If you dual-boot Fedora and Windows 10/11, and you chose to encrypt your Windows drives with Bitlocker, on a system which has a TPM security chip, you won’t be able boot Windows from Fedora’s GRUB boot loader (which appears when you start the computer). Selecting the Windows boot item will force Windows into a recovery boot and will ask you for the Bitlocker encryption passcode (which is impractical to provide for each boot).
The TPM chip is used to prevent tampering with the device. Booting into the GRUB bootloader (instead of directly into Windows) is detected as tampering and the Bitlocker encryption key is not provided by the TPM chip to the Windows operating system.

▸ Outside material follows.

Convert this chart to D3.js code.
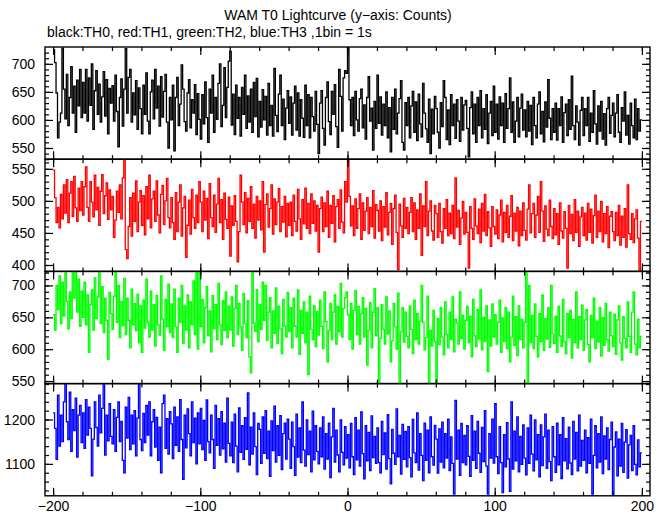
<!DOCTYPE html>
<html><head><meta charset="utf-8">
<script src="https://cdn.jsdelivr.net/npm/d3@7"></script>
<style>body{margin:0;background:#fff;} svg{display:block;} text{font-family:"Liberation Sans",Arial,Helvetica,sans-serif;fill:#000;}</style>
</head><body><svg id="c" width="669" height="515"></svg>
<script>
// ---- data: counts per 1 s bin, bin start from -200 s to 199 s ----
const binStart = -200;
const th0 = [
725,702,648,568,596,612,728,655,602,681,590,640,695,612,660,578,671,625,690,604,
667,612,690,598,675,626,700,583,652,688,610,664,596,641,686,607,672,575,656,630,
661,598,680,615,552,640,673,589,655,727,612,676,690,596,648,609,670,583,657,620,
575,662,610,684,598,575,650,671,602,690,621,660,589,677,605,651,681,596,550,640,
600,662,545,640,676,590,628,698,655,597,580,648,672,586,636,612,663,574,647,601,
566,645,593,668,604,560,655,612,680,578,640,601,665,700,588,626,693,604,658,705,
722,591,646,574,662,603,640,571,658,610,680,585,643,596,655,578,667,606,674,570,
633,587,654,600,642,573,665,590,626,571,692,608,579,646,680,590,637,565,621,652,
594,641,573,630,660,582,648,571,636,603,569,662,590,645,568,640,606,580,651,592,
540,630,652,585,555,640,668,597,574,651,610,663,588,551,690,642,580,675,688,683,
745,636,590,640,572,651,600,580,638,655,586,627,566,640,677,598,621,546,633,585,
680,594,641,573,628,590,650,568,622,543,640,583,655,575,612,638,670,560,546,631,
590,640,568,625,651,578,632,563,646,593,570,665,612,584,560,637,540,619,575,642,
620,578,550,631,588,670,640,565,618,556,645,590,628,567,636,598,562,640,582,627,
635,585,534,622,650,575,628,560,640,590,652,568,620,583,645,558,612,633,572,660,
578,628,566,641,590,630,560,647,585,620,675,578,632,560,598,640,570,621,646,582,
618,570,633,580,626,556,640,590,568,628,650,575,615,561,632,587,672,603,565,620,
578,630,564,620,590,641,560,613,628,572,636,583,678,590,565,625,596,555,617,640,
572,620,590,640,562,612,578,652,593,557,625,580,633,566,611,555,620,640,576,608,
630,570,612,645,578,560,622,598,650,573,608,557,630,590,568,637,565,620,580,600];
const th1 = [
548,505,466,490,458,510,472,525,481,533,466,512,530,476,538,489,468,520,485,530,
478,522,553,490,468,530,498,475,540,486,521,462,515,541,480,508,528,471,517,486,
507,443,470,515,482,525,472,536,564,424,410,460,505,445,512,468,531,452,498,516,
462,508,447,522,472,540,458,503,515,468,531,478,450,510,524,463,500,535,474,458,
505,466,440,513,452,498,525,445,489,507,412,462,501,448,518,474,457,509,466,530,
498,452,515,470,504,441,527,474,460,509,451,495,535,466,502,440,512,471,457,506,
414,492,462,508,468,405,452,540,498,463,513,450,504,468,522,457,495,442,507,470,
500,455,530,420,494,511,459,488,525,448,503,463,498,519,452,491,467,507,444,496,
462,498,446,509,468,453,518,472,440,502,464,520,457,496,449,511,465,500,453,493,
420,488,506,452,497,460,515,443,493,465,508,436,491,502,457,517,467,450,530,498,
568,507,461,492,446,503,457,488,511,440,497,454,484,505,449,490,460,516,442,494,
485,453,500,438,491,459,513,447,482,496,432,488,509,451,393,495,461,443,504,457,
490,449,482,505,452,497,440,486,457,511,415,492,460,530,446,484,500,453,439,493,
480,443,496,452,434,488,457,502,446,481,449,493,441,536,459,485,432,473,499,448,
482,451,395,491,457,440,503,461,449,487,435,496,453,510,446,483,458,429,491,460,
448,486,441,478,501,436,482,451,493,443,476,508,438,481,453,490,430,484,446,497,
454,439,487,525,450,480,496,443,478,507,451,530,484,437,492,456,446,501,460,441,
488,447,480,432,497,453,442,483,457,395,493,449,479,438,502,451,484,429,475,490,
446,481,439,496,451,487,434,477,509,443,484,452,499,436,480,449,491,427,476,483,
452,438,482,446,493,431,476,443,488,428,525,449,440,480,435,472,486,442,390,468];
const th2 = [
654,630,700,662,715,640,705,652,722,675,632,690,648,722,680,725,658,710,636,691,
650,705,638,685,595,670,693,630,712,648,682,724,640,698,626,680,645,584,689,656,
631,683,722,642,700,618,675,637,711,623,680,645,602,694,638,672,629,686,610,668,
595,677,633,710,642,619,691,630,670,605,684,638,622,715,647,598,678,635,702,626,
671,618,694,635,595,680,642,700,609,668,630,685,602,674,638,707,623,724,600,720,
635,678,610,665,698,621,660,596,684,632,670,615,703,638,607,676,629,690,618,667,
630,682,605,664,700,623,672,635,598,687,640,618,676,588,563,724,641,628,693,612,
670,631,705,645,700,614,658,681,602,660,625,696,609,667,632,593,678,636,619,689,
628,665,602,680,636,619,693,592,661,625,674,610,658,560,683,631,615,668,604,659,
622,677,636,601,690,643,580,629,672,615,658,685,608,667,627,703,619,664,681,690,
654,615,672,600,661,692,623,667,608,656,681,619,664,575,630,673,602,658,695,621,
665,546,617,670,631,608,682,624,660,580,613,672,635,600,688,546,627,665,611,658,
620,602,668,631,593,677,615,656,608,644,700,642,599,618,683,546,630,605,661,612,
546,648,607,665,619,591,674,623,602,658,615,682,596,647,641,608,690,617,653,600,
645,667,610,652,588,678,621,604,662,616,693,599,650,612,668,565,646,605,671,619,
654,608,642,677,595,649,612,665,601,658,580,619,683,606,651,590,668,615,647,602,
642,724,546,700,610,653,601,671,620,588,656,612,685,598,648,616,665,603,700,624,
609,652,595,667,621,604,678,612,593,656,618,661,586,647,610,690,602,651,615,669,
598,646,662,607,580,653,618,680,601,644,611,665,589,650,606,672,615,597,658,621,
604,655,592,646,668,610,583,651,617,602,674,620,595,658,690,608,591,647,602,620];
const th3 = [
1215,1180,1110,1255,1140,1210,1150,1240,1285,1195,1155,1262,1128,1222,1175,1248,1115,1210,1232,1148,
1215,1135,1245,1165,1228,1180,1073,1156,1240,1182,1140,1255,1170,1225,1278,1120,1210,1152,1236,1162,
1145,1222,1128,1205,1240,1150,1196,1108,1080,1228,1158,1250,1132,1210,1145,1220,1118,1203,1285,1155,
1130,1214,1148,1232,1165,1240,1118,1195,1222,1138,1205,1108,1183,1080,1236,1255,1135,1202,1122,1218,
1190,1112,1228,1142,1206,1128,1245,1155,1065,1210,1136,1224,1168,1118,1240,1148,1203,1100,1215,1145,
1225,1132,1198,1108,1244,1150,1125,1210,1155,1090,1232,1142,1202,1120,1218,1134,1192,1104,1248,1146,
1118,1194,1103,1212,1140,1082,1226,1126,1186,1110,1204,1133,1260,1098,1183,1122,1215,1139,1076,1191,
1178,1101,1206,1124,1220,1112,1174,1072,1197,1130,1230,1104,1186,1119,1209,1087,1168,1192,1111,1201,
1156,1090,1194,1139,1074,1212,1115,1181,1103,1240,1131,1095,1199,1121,1174,1082,1219,1109,1186,1128,
1100,1181,1116,1206,1088,1168,1111,1192,1069,1161,1225,1104,1176,1120,1082,1199,1126,1098,1184,1113,
1166,1091,1191,1116,1076,1204,1109,1176,1095,1217,1123,1066,1186,1107,1171,1085,1208,1114,1162,1101,
1181,1103,1080,1196,1121,1170,1088,1211,1112,1055,1178,1124,1099,1224,1116,1164,1077,1189,1110,1173,
1093,1184,1114,1071,1200,1125,1103,1215,1086,1168,1119,1062,1192,1108,1176,1080,1206,1116,1097,1187,
1156,1079,1179,1104,1194,1091,1168,1113,1201,1085,1161,1101,1032,1243,1111,1176,1074,1191,1103,1164,
1098,1186,1117,1072,1209,1108,1174,1090,1196,1124,1081,1182,1105,1220,1095,1032,1168,1113,1201,1102,
1236,1116,1078,1184,1103,1035,1166,1093,1193,1111,1038,1240,1088,1174,1107,1206,1082,1162,1099,1188,
1113,1075,1181,1101,1210,1122,1084,1199,1109,1166,1071,1188,1096,1161,1212,1090,1176,1105,1062,1184,
1116,1081,1192,1098,1166,1067,1204,1107,1157,1089,1183,1102,1076,1196,1111,1171,1084,1210,1095,1153,
1108,1176,1080,1159,1101,1201,1032,1119,1186,1091,1168,1104,1206,1078,1163,1111,1181,1087,1155,1194,
1030,1138,1172,1073,1156,1095,1191,1081,1149,1177,1068,1143,1164,1085,1186,1099,1075,1154,1093,1125];

const seriesNames = ["TH0","TH1","TH2","TH3"];
const seriesColors = ["#000000","#ff0000","#00ff00","#0000ff"];
const seriesValues = [th0, th1, th2, th3];
const yDomains = [[530,730],[390,565],[546,722],[1028,1281]];
const yMajorTicks = [[550,600,650,700],[400,450,500,550],[550,600,650,700],[1100,1200]];
const yMinorStep = [10,10,10,20];
const xMajorTicks = [-200,-100,0,100,200];
const xMinorStep = 20;
const titleText = "WAM T0 Lightcurve (y\u2212axis: Counts)";
const subtitleText = "black:TH0, red:TH1, green:TH2, blue:TH3 ,1bin = 1s";

// ---- layout ----
const svg = d3.select("#c");
const L = 45, R = 650, T = 47, B = 495.8;
const ph = (B - T) / 4;
const x = d3.scaleLinear().domain([-205.5, 205.5]).range([L, R]);
const fmt = d => d < 0 ? "\u2212" + Math.abs(d) : String(d);

svg.append("text").attr("x", 338).attr("y", 20).attr("text-anchor","middle")
  .style("font-size","14px").text(titleText);
svg.append("text").attr("x", 47).attr("y", 37)
  .style("font-size","14px").text(subtitleText);

const defs = svg.append("defs");
seriesValues.forEach((vals, k) => {
  const top = T + k*ph, bot = top + ph;
  const y = d3.scaleLinear().domain(yDomains[k]).range([bot, top]);
  const g = svg.append("g");
  defs.append("clipPath").attr("id","cp"+k).append("rect")
    .attr("x", L).attr("y", top).attr("width", R-L).attr("height", ph);
  const pts = vals.map((v,i) => [binStart+i, v]);
  pts.push([binStart+vals.length, vals[vals.length-1]]);
  const line = d3.line().x(d => x(d[0])).y(d => y(d[1])).curve(d3.curveStepAfter);
  g.append("path").attr("clip-path","url(#cp"+k+")").attr("d", line(pts))
    .attr("fill","none").attr("stroke", seriesColors[k]).attr("stroke-width",1.3);

  const minor = d3.range(Math.ceil(yDomains[k][0]/yMinorStep[k])*yMinorStep[k], yDomains[k][1], yMinorStep[k]);
  const xMinor = d3.range(-200, 201, xMinorStep);
  const styleAxis = sel => { sel.select(".domain").remove(); sel.selectAll("line").attr("stroke","#000").attr("stroke-width",1.2); };
  // left
  g.append("g").attr("transform",`translate(${L},0)`)
    .call(d3.axisLeft(y).tickValues(minor).tickSize(-4).tickFormat("")).call(styleAxis);
  const la = g.append("g").attr("transform",`translate(${L},0)`)
    .call(d3.axisLeft(y).tickValues(yMajorTicks[k]).tickSize(-8).tickPadding(10).tickFormat(fmt)).call(styleAxis);
  la.selectAll("text").style("font-size","14px").attr("fill","#000");
  // right
  g.append("g").attr("transform",`translate(${R},0)`)
    .call(d3.axisRight(y).tickValues(minor).tickSize(-4).tickFormat("")).call(styleAxis);
  g.append("g").attr("transform",`translate(${R},0)`)
    .call(d3.axisRight(y).tickValues(yMajorTicks[k]).tickSize(-8).tickFormat("")).call(styleAxis);
  // top & bottom
  [[top, d3.axisTop],[bot, d3.axisBottom]].forEach(([yy, ax]) => {
    g.append("g").attr("transform",`translate(0,${yy})`)
      .call(ax(x).tickValues(xMinor).tickSize(-4).tickFormat("")).call(styleAxis);
    g.append("g").attr("transform",`translate(0,${yy})`)
      .call(ax(x).tickValues(xMajorTicks).tickSize(-8).tickFormat("")).call(styleAxis);
  });
  g.append("rect").attr("x",L).attr("y",top).attr("width",R-L).attr("height",ph)
    .attr("fill","none").attr("stroke","#000").attr("stroke-width",1.4);
  if (k === 3) {
    const xa = svg.append("g").attr("transform",`translate(0,${bot})`)
      .call(d3.axisBottom(x).tickValues(xMajorTicks).tickSize(0).tickPadding(5).tickFormat(fmt));
    xa.select(".domain").remove();
    xa.selectAll("text").style("font-size","14px").attr("fill","#000");
  }
});
</script></body></html>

When you want to boot into encrypted Windows installation, you must invoke an UEFI one-time boot menu (immediately after your system is started), from which you can boot into Windows directly, avoiding the GRUB boot loader. This one-time boot menu is often invoked by pressing keys such as Esc or F12, but each system has its own configuration. It’s also possible that you’ll need to enable this menu first in the UEFI setup, often accessible by pressing Esc, F1 or Enter during startup (again, each system is different, consult your system/motherboard documentation or on-screen hints during power-on).
Alternatively, power users can use the
efibootmgr tool and its
--bootnext option to specify that the next reboot should boot directly into Windows. (The exact command line is not provided here, because it differs between systems, and also because this approach is not recommended if you’re not proficient in using the command line).